Caroline Frank, Staff Writer and Photographer
The University of Missouri–St. Louis hosted the Rainbow Welcome, an event for members of the LGBTQ+ community and allies to gather together, on Wednesday, Aug. 29 in the Student Fireside Lounge in the Millennium Student Center. Faculty, staff and students of all sexual orientations and genders attended the event.
The event consisted of an interactive game, conversation, food and beverages.
PRIZM, which is UMSL’s Queer-Transgender-Straight Alliance, was represented at the event by its president, Claire McCroary, senior, anthropology and archaeology. Advocating for the LGBTQ+ community is something very close to her.
“As a member of the queer community, this is my life,” McCroary said. “It’s not something you can really hide without hiding part of yourself.”
She grew up in a supportive environment, but there was also some doubt. She questioned whether or not she would be accepted.
Growing up in the Catholic school system, she said being able to come to UMSL, where members of the community are open, is fantastic. While people are open, she said it is still important for allies, or non-members of the LGBTQ+ community, to support them.
“We are the minority community,” McCroary said. “We need people who are in the majority … who have privilege … to support us and fight for change and show us we’re not the only people who care.”
Along with McCroary, Drew Shaffer, freshman, undecided, also said why LGBTQ+ issues are important to discuss. Shaffer uses they/them pronouns.
“People always make assumptions without knowing anything,” they said. “They tend to put labels on things without educating themselves.”
Shaffer explained why events like this are important.
“It just goes back to … broadening their horizons and expanding their knowledge more on topics,” Shaffer said.
Harry Hawkins, LGBTQ+ coordinator with Division of Student Affairs, also described why events like this are important.
“When we look at the mission of the university of ‘we transform lives’ and you go to an event like this … this is a way for LGBTQ+ students to find their community,” Hawkins said. “I think this is such an important event for our UMSL community because our campus is very diverse.”
Hawkins said last year, a few students shared their stories of how their families kicked them out when they came out.

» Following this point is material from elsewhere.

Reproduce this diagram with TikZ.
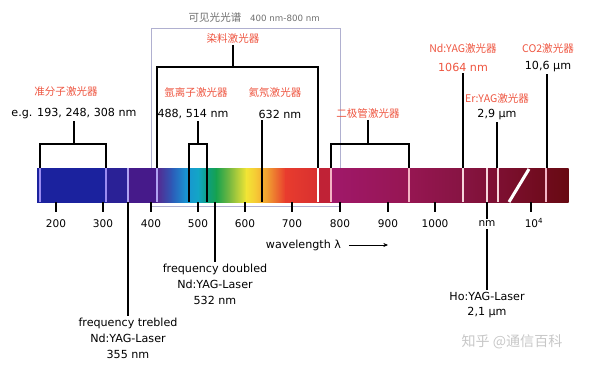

However, those students felt as if they had an UMSL family to support them.
“Even the little things like this that we do– it makes a big impact on these students,” Hawkins said.
He said part of his job is to facilitate events like the Rainbow Welcome, serve as the advisor for PRIZM, bring the Transgender Spectrum Conference together and look at the campus pride index, a national ranking of how well colleges serve LGBTQ+ students. UMSL is currently ranked as a 3.5 out of five.
“We look at [the campus pride index] as a board and see how we can make improvements for our campus … how we can continue to improve on that,” Hawkins said.
Hawkins said another part of his job is supporting the students and being there for them.
“I just really serve as their advocate,” Hawkins said.
He said LGBTQ+ issues are important to him personally because when he was in college, there weren’t a lot of programs that supported members of the community, including himself.
“When I was a freshman, I was still in the closet at the time,” Hawkins said.
At that time, he joined a student organization on campus and remembers one person in the group.
“He was just the spark. He was life at all of our meetings. He would always have us laughing, but he was very courageous because he was out and didn’t care,” Hawkins said. “I used to think to myself, ‘I want to be that person one day. I want to be comfortable with myself and out like that.’”
Hawkins said over spring break of that year, he received a text message saying this person had been a victim of a hate crime and had been beaten to death in Memphis.
“That moment really changed my life. I said, ‘I can’t just sit back and be passive about it while people are dying for being who they are,’” Hawkins said. “I immediately got more involved on my campus.”
Hawkins said he served his community by being a student senator, becoming president of the organization, working as a field director for the Human Rights Campaign and lobbying.
“I just think it’s my way of paying it forward and being that support system for them. And it won’t hopefully be as tragic as my story, but I always think back to his death as being a guiding light for me … I just think back to that incident and how we have to be out there, visible and advocating for those who may not have their own voice.”